On 22 September 2021, the Icelandic data protection authority (“Persónuvernd“) issued a ruling against a law firm, Magna Lögmanna ehf (“Magna“), in which it determined that the law firm’s disclosure of complainant’s personal data to the general e-mail address of an Icelandic municipality did not comply with GDPR.
The complainant was in a dispute with a client of Magna, the law firm. Magna sent to the municipality an e-mail containing a couple of attachments, including a copy of the complainant’s previous employment agreement. Information relating to the salary and trade union membership of the complainant was included in the agreement.
The parties’ view
The complainant argued that Magna disclosed sensitive personal data, about his salary and trade union membership, to both the municipality and Google (since Google was the complainant’s e-mail service provider). This way, as the complainant claims, the information became available to: (i) the employees of the municipality, without proof that those who had access to the general e-mail address of the municipality needed the information, or that the employment agreement had any significance for the resolution of the complainant’s dispute with the client of Magna; and to (ii) Google.
Magna’s position was that e-mail was sent on behalf of Magna’s client and in accordance with client’s instructions, so the client – and not Magna – was the data controller. The law firm did not make any independent decisions on the processing of personal information about third parties in connection with the protection of the interests of clients. In addition, Magna claimed, the processing of the complainant’s data was in connection with safeguarding the interests of the law firm’s client, and the legal basis for such processing was the legitimate interests pursued by the a third person (client) (Article 9(6) of the Act on Data Protection and the Processing of Personal Data). As for the processing of sensitive personal data, it met the conditions of Article 11(1)(6) of the same Act (the processing is necessary for the establishment, exercise or defence of legal claims).
Law firm acts with a significant degree of independence – ergo data controller
Persónuvernd concluded that Magna was a data controller because: (i) the law firm enjoys a high level of independence and decision-making power when representing its client; (ii) Magna’s client did not specifically instruct the law firm as to how or why the personal data of the complainant should be processed. As the data controller, Magna, and not its client, is responsible for the disclosure of personal data.
To back-up this conclusion, Persónuvernd invoked the Guidelines of the European Data Protection Board no. 07/2020 which say that a law firm typically acts with a significant degree of independence, for example in deciding what personal data to use and how to use it, without receiving the client’s instructions regarding the personal data processing. The processing takes place in the fulfilment of the law firm’s task as legal representative for the client. Therefore, a law firm is typically a data controller.

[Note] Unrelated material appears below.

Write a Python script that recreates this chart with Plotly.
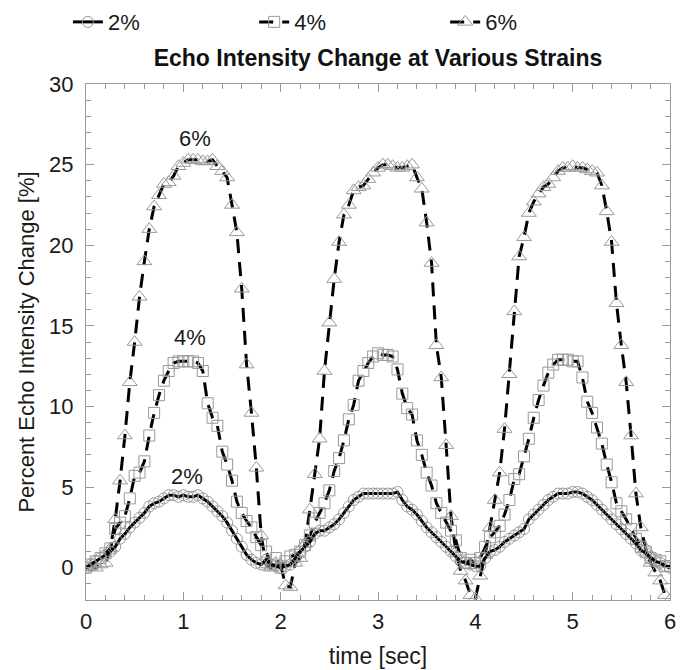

If processing is not necessary for the purposes of the legitimate interests, GDPR Art. 6(1)(f) is unavailable
Having in mind that the employment agreement contained sensitive personal data (information about the complainant’s trade union membership), Magna had to meet one of the conditions of under Article 9(2) of the GDPR (Article 11(1) of the Icelandic Act on Data Protection and the Processing of Personal Data). However, Magna failed to prove that disclosure of sensitive data to the municipality was necessary for defence of the client’s legal claims, which is an applicable condition under Article 9(2)(f) of GDPR (Article 11(1)(6) of the Icelandic Act).
Therefore, as Persónuvernd concluded, there was no reason to accept that the processing in question was lawful according to Article 6(1)(f) of GDPR (Article 9(6) of the Icelandic Act) (processing necessary for the purposes of the legitimate interests pursued by the controller or a third person, provided that such interests are not overridden by the interests or fundamental rights and freedoms of the data subject). Persónuvernd did not go into weighing the interests pursued by the controller or the third person against the interests or fundamental rights and freedoms of data subject, because the previous condition for applicability of GDPR Article 6(1)(f) (Article 9(6) of the Icelandic Act) – necessity of the processing – was not fulfilled.
Persónuvernd did not consider that sending e-mail to complainant’s e-mail address amounted to disclosure of the personal data to Google, but rather to sharing of personal data with the complainant himself.
The decision of the Icelandic data protection authority confirms the position expressed by the EDPB that law firms act as data controllers when the client provides personal data but does not give specific instructions to the law firm regarding the processing of personal data. For the processing of sensitive data on the part of the law firm to be lawful, the disclosure of such data has to be necessary for the purpose of resolving client’s dispute.
[Note: Serbian Data Protection Act and the current draft of Montenegrin Data Protection Act mirror the provisions of GDPR. The decisions of supervisory authorities and courts in EU and EFTA member states may therefore serve as an instructive guidance for compliance with local regulations.]